# cyclic quadrilateral inside an isosceles right triangle

Triangle $ABC$ is an isosceles right triangle with $AB=AC=3$. Let $M$ be the midpoint of hypotenuse $\overline{BC}$. Points $I$ and $E$ lie on sides $\overline{AC}$ and $\overline{AB}$, respectively, so that $AI>AE$ and $AIME$ is a cyclic quadrilateral. Given that triangle $EMI$ has area $2$, the length $CI$ can be written as $\frac{a-\sqrt{b}}{c}$, where $a$, $b$, and $c$ are positive integers and $b$ is not divisible by the square of any prime. What is the value of $a+b+c$?

So I think Ptolemy's theorem might work (especially bc EI is both an internal diagonal of quad AIME and also bc it's the base of triangle EMI), except that the sides of AI, IM, ME and EA are all unknown.

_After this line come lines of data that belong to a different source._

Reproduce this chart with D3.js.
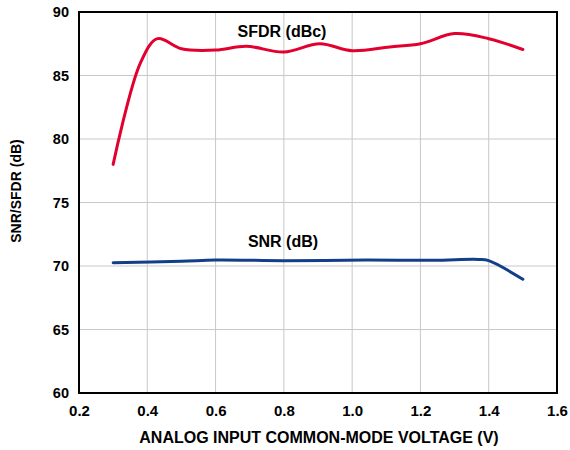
<!DOCTYPE html>
<html>
<head>
<meta charset="utf-8">
<script src="https://cdn.jsdelivr.net/npm/d3@7"></script>
<style>
  html, body { margin: 0; padding: 0; background: #fff; }
  svg { display: block; font-family: "Liberation Sans", Arial, sans-serif; }
</style>
</head>
<body>
<svg id="chart" width="570" height="450"></svg>
<script>
// Input common-mode voltage (V) and measured performance
const sfdrVoltage = [0.30, 0.38, 0.43, 0.50, 0.60, 0.69, 0.80, 0.905, 1.00, 1.11, 1.20, 1.30, 1.40, 1.50];
const sfdrValues  = [78.0, 86.0, 87.9, 87.1, 87.0, 87.3, 86.85, 87.5, 86.95, 87.25, 87.5, 88.3, 87.9, 87.05];
const snrVoltage  = [0.30, 0.50, 0.60, 0.80, 1.04, 1.24, 1.37, 1.40, 1.50];
const snrValues   = [70.26, 70.37, 70.47, 70.42, 70.47, 70.45, 70.52, 70.42, 68.95];
const xTicks = [0.2, 0.4, 0.6, 0.8, 1.0, 1.2, 1.4, 1.6];
const yTicks = [60, 65, 70, 75, 80, 85, 90];

const svg = d3.select("#chart");
const plotL = 79, plotR = 557, plotT = 12, plotB = 393;

const x = d3.scaleLinear().domain([0.2, 1.6]).range([plotL, plotR]);
const y = d3.scaleLinear().domain([60, 90]).range([plotB, plotT]);

// grid
const grid = svg.append("g").attr("stroke", "#c8c8c8").attr("stroke-width", 1);
xTicks.slice(1, -1).forEach(t => grid.append("line")
  .attr("x1", x(t)).attr("x2", x(t)).attr("y1", plotT).attr("y2", plotB));
yTicks.slice(1, -1).forEach(t => grid.append("line")
  .attr("x1", plotL).attr("x2", plotR).attr("y1", y(t)).attr("y2", y(t)));

// frame
svg.append("rect").attr("x", plotL).attr("y", plotT)
  .attr("width", plotR - plotL).attr("height", plotB - plotT)
  .attr("fill", "none").attr("stroke", "#000").attr("stroke-width", 2);

// axes labels
const xAxis = d3.axisBottom(x).tickValues(xTicks).tickFormat(d3.format(".1f")).tickSize(0).tickPadding(12);
svg.append("g").attr("transform", `translate(0,${plotB})`).call(xAxis)
  .call(g => g.select(".domain").remove())
  .selectAll("text").attr("font-size", 15).attr("font-weight", "bold").attr("fill", "#000")
  .attr("font-family", "Liberation Sans, Arial, sans-serif");

const yAxis = d3.axisLeft(y).tickValues(yTicks).tickFormat(d3.format("d")).tickSize(0).tickPadding(10);
svg.append("g").attr("transform", `translate(${plotL},0)`).call(yAxis)
  .call(g => g.select(".domain").remove())
  .selectAll("text").attr("font-size", 14.5).attr("font-weight", "bold").attr("fill", "#000")
  .attr("font-family", "Liberation Sans, Arial, sans-serif");

svg.append("text").attr("x", 319).attr("y", 443)
  .attr("text-anchor", "middle").attr("font-size", 16).attr("font-weight", "bold")
  .text("ANALOG INPUT COMMON-MODE VOLTAGE (V)");

svg.append("text").attr("transform", "translate(21,191) rotate(-90)")
  .attr("text-anchor", "middle").attr("font-size", 14).attr("font-weight", "bold")
  .text("SNR/SFDR (dB)");

// curves
const line = d3.line().x(d => x(d[0])).y(d => y(d[1])).curve(d3.curveCatmullRom.alpha(0.5));

svg.append("path").datum(d3.zip(sfdrVoltage, sfdrValues))
  .attr("d", line).attr("fill", "none").attr("stroke", "#e2002f").attr("stroke-width", 3)
  .attr("stroke-linejoin", "round").attr("stroke-linecap", "round");

svg.append("path").datum(d3.zip(snrVoltage, snrValues))
  .attr("d", line).attr("fill", "none").attr("stroke", "#123f8a").attr("stroke-width", 3)
  .attr("stroke-linejoin", "round").attr("stroke-linecap", "round");

// series labels
svg.append("text").attr("x", 282).attr("y", 37).attr("text-anchor", "middle")
  .attr("font-size", 16).attr("font-weight", "bold").text("SFDR (dBc)");
svg.append("text").attr("x", 283).attr("y", 247).attr("text-anchor", "middle")
  .attr("font-size", 16).attr("font-weight", "bold").text("SNR (dB)");
</script>
</body>
</html>
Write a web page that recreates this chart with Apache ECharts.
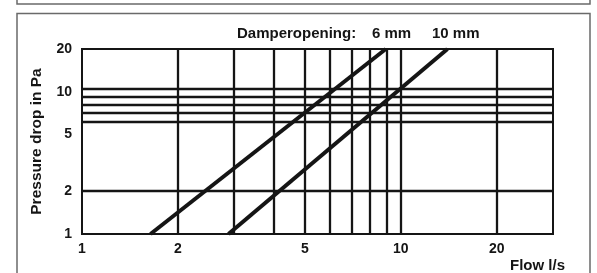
<!DOCTYPE html>
<html lang="en">
<head>
    <meta charset="UTF-8">
    <title>Pressure drop</title>
    <style>
        html, body { margin: 0; padding: 0; background: #fff; }
        #main { width: 597px; height: 273px; }
    </style>
</head>
<body>
<div id="main"></div>
<script src="https://cdn.jsdelivr.net/npm/echarts@6/dist/echarts.min.js"></script>
<script>
    // axis labels
    var flowTicks = [1, 2, 5, 10, 20];
    var pressureTicks = [1, 2, 5, 10, 20];
    // grid lines as drawn in the sheet
    var flowGrid = [2, 3, 4, 5, 6, 7, 8, 9, 10, 20];
    var pressureGrid = [2, 6.2, 7.15, 8.15, 9.3, 10.5];
    // damper curves [flow, pressure]
    var damper6 = [[1.64, 1], [8.97, 20]];
    var damper10 = [[2.88, 1], [14.0, 20]];

    var font = 'Liberation Sans, Arial, sans-serif';
    var ink = '#151515';

    var gridMarks = [];
    flowGrid.forEach(function (v) { gridMarks.push({xAxis: v}); });
    pressureGrid.forEach(function (v) { gridMarks.push({yAxis: v}); });

    var chart = echarts.init(document.getElementById('main'));
    chart.setOption({
        animation: false,
        grid: {left: 82, top: 49, right: 44, bottom: 37, show: true, borderColor: ink, borderWidth: 2},
        xAxis: {
            type: 'log', logBase: 10, min: 1, max: 30,
            name: 'Flow l/s', nameLocation: 'end', nameGap: -43,
            nameTextStyle: {color: ink, fontFamily: font, fontWeight: 'bold', fontSize: 15,
                verticalAlign: 'top', padding: [24, 0, 0, 0]},
            axisLine: {show: false}, axisTick: {show: false}, splitLine: {show: false},
            axisLabel: {customValues: flowTicks, color: ink, fontFamily: font, fontWeight: 'bold',
                fontSize: 14, margin: 8}
        },
        yAxis: {
            type: 'log', logBase: 10, min: 1, max: 20,
            name: 'Pressure drop in Pa', nameLocation: 'middle', nameGap: 37, nameRotate: 90,
            nameTextStyle: {color: ink, fontFamily: font, fontWeight: 'bold', fontSize: 15.5},
            axisLine: {show: false}, axisTick: {show: false}, splitLine: {show: false},
            axisLabel: {customValues: pressureTicks, color: ink, fontFamily: font, fontWeight: 'bold',
                fontSize: 14, margin: 10, padding: [0, 0, 6, 0]}
        },
        series: [
            {
                name: 'grid', type: 'line', data: [], silent: true,
                markLine: {
                    silent: true, symbol: ['none', 'none'], label: {show: false},
                    lineStyle: {color: ink, width: 2.3, type: 'solid'},
                    data: gridMarks
                }
            },
            {
                name: '6 mm', type: 'line', data: damper6, symbol: 'none',
                lineStyle: {color: ink, width: 4}, z: 5
            },
            {
                name: '10 mm', type: 'line', data: damper10, symbol: 'none',
                lineStyle: {color: ink, width: 4}, z: 5
            }
        ],
        graphic: [
            {type: 'rect', shape: {x: 17, y: -10, width: 573, height: 14}, silent: true,
                style: {fill: 'none', stroke: '#6a6a6a', lineWidth: 1.5}},
            {type: 'rect', shape: {x: 17, y: 13.5, width: 573, height: 280}, silent: true,
                style: {fill: 'none', stroke: '#6a6a6a', lineWidth: 1.5}},
            {type: 'text', left: 237, top: 26,
                style: {text: 'Damperopening:', fill: ink, font: 'bold 15px ' + font}},
            {type: 'text', left: 372, top: 26,
                style: {text: '6 mm', fill: ink, font: 'bold 15px ' + font}},
            {type: 'text', left: 432, top: 26,
                style: {text: '10 mm', fill: ink, font: 'bold 15px ' + font}}
        ]
    });
</script>
</body>
</html>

But I couldn't really think of any other way to solve this problem. Any help would really be appreciated!

Update: I think I could use that fact that cyclic quads' opp angles sum to 90° so $\angle EMI = 90$°... I think I get a circle inscribed in a square, but that doesn't really make much sense bc $AI>AE$.

• According to the two posted replies, which are in agreement and appear correct, the answer is $a+b+c=3+7+2=12$. – Edward Porcella Aug 28 '18 at 6:48

Since $\overline{CM} = \overline{AM}$, $\angle MAE = \angle MCI$, $\angle MAE = \pi - \angle MIA = \angle MIC$, $\triangle MEA \cong \triangle MIC$.
In particular, $\overline{ME} = \overline{MI} = 2$ and $\overline{AE} = \overline{CI} = 3 - \overline{AI}$.
So $\overline{CI} = \overline{AE}$ will be the smaller solution of $x^2 + (3-x)^2 = (2\sqrt2)^2$ by the Pythagorean theorem.
By angle chasing we have that $EMI$ is right and isosceles, hence $EM=MI=2$.
By the cosine theorem $$4 = CI^2+CM^2 - 2\,CI\cdot CM\cos 45^\circ$$ but since $CM=\frac{3}{\sqrt{2}}$ we have that $CI\leq\frac{3}{2}$ is a root of the equation $$x^2- 3x+\frac{1}{2} = 0$$ hence $CI=\frac{1}{2}(3-\sqrt{7})$.